I haven’t backed Act Of Kalanisi for Saturday’s Lanzarote Hurdle yet. I put him up on Newstalk on Thursday evening – both listeners have probably nicked the price between them – and I haven’t backed him yet. That’s unusual and it’s also unclever.

There were a couple of things that slowed my drive to the Bet counter. Firstly, I had missed the 12/1 and I thought that the 10/1 best-odds were just about fair, that there was a good chance he would be bigger than that with one or two firms on Saturday morning, guaranteed odds, without the habitual danger that goes with ante post betting, the dreaded, den den dehhhn, non-runner scenario. All the indications were that he was a likely runner, but I didn’t think there was a great need to take the risk.

Secondly, I was a little worried about the track and the ground. Still am, actually. Kempton is a sharp track, it generally favours speed over stamina. Combine that with the unusual prospect of good ground in the middle of January, and you could have a race in which it all happens a little too quickly for Dr Richard Newland’s gelding.

We have been here before, I backed Act Of Kalanisi for the Ladbroke Hurdle on his latest run at Ascot four weeks ago. When you find yourself leaning again towards a horse that you have backed before, it is generally wise to take a tug, try to step back out of the woods and analyse the race/tree again. There is a chance that you develop a soft spot for a horse, and just can’t see past him whenever he runs. (I would have backed Zongalero to win the Guinness 600 if he had run in it in his day.) That said, it is also the case that, if you fancied a horse to win his previous race, and if you are happy that there is a reason why he didn’t win it, and if his cover is not blown, as in, if the market still hasn’t cottoned onto him, and if he is therefore available at what you deem to be a value price, then you probably have a strong case for backing him again.

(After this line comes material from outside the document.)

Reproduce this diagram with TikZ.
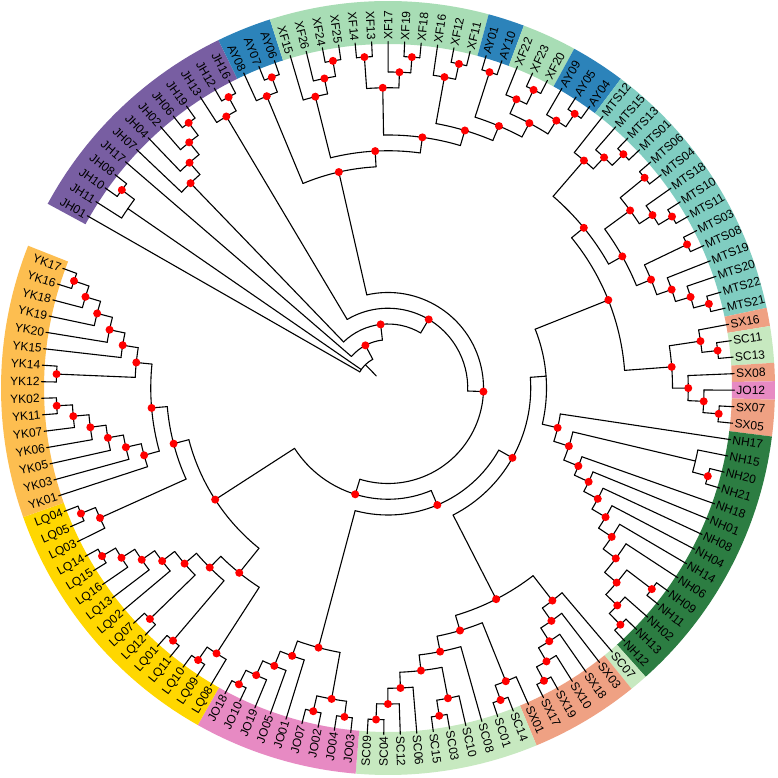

That is the case with Act Of Kalanisi today for me. He actually ran well in the Ladbroke, much better than his finishing position in sixth place suggests. He didn’t have the race run to suit at all. Unusually for what is traditionally a helter-skelter two-mile handicap hurdle, they went no gallop in the Ladbroke, which really wasn’t suitable for a horse who stays two and a half miles well and who had got tapped for toe in the past over two. He travelled well in the front rank for a long way, he actually was one of just three horses who were still on the bridle going to the home turn, but he just got done for pace when they quickened up around him, and he could only keep on to finish sixth.

Young Brendan Powell rode him that day. I like Brendan Powell a lot, I think that he is a hugely talented rider and I wouldn’t be surprised to see him go to the very top. However, he probably could have been more aggressive on Act Of Kalanisi on the day. He was probably riding to instructions, as you do when you are 16 years old and claiming 7lb. A more experienced rider probably would have had the authority and the confidence to be more aggressive when he saw how the race was playing out around him.

There shouldn’t be any such worries today, given that he is stepping up to two miles and five furlongs but, just in case something else untoward should happen, he will have Barry Geraghty for company, and that is a huge asset. He was 8/1 on Friday evening. That is a fair bit shorter than I had hoped for, but we might be able to nick a bit of 9s in the morning, each-way, obviously. Hopefully the ground will be at least on the easy side. If the frost gets into it, it might ride quite holding.

Others on my shortlist for the race were Ohio Gold, Swincombe Flame, Rajdhani Express and Zanir. Ohio Gold is on a hat-trick, and he is interesting on his handicap debut off a mark of 134 with the afore-mentioned Brendan Powell taking off 5lb (not 7lb any more). I thought that Zanir would have been involved in the finish of the Totesport Trophy at Newbury last February if he hadn’t fallen at the second last, and he didn’t shape badly on his only run in Britain so far this season behind Safran De Cotte at Haydock last month.

Swincombe Flame has probably gone a little short now, but Rajdhani Express, although disappointing in the Ladbroke, had run really well to the second last flight in Ubi Ace’s handicap hurdle at Sandown on his previous run at the start of December, and it looks like the ground is coming in his favour.

More work to be done in the morning when we get the ground conditions and hear what some of the trainers have to say, but I’d say I’ll end up backing Act Of Kalanisi and one of the others, probably Ohio Gold or Rajdhani Express. All each-way, of course. Somewhere between 16 and 20 runners and each-way the first four places: what’s not to like?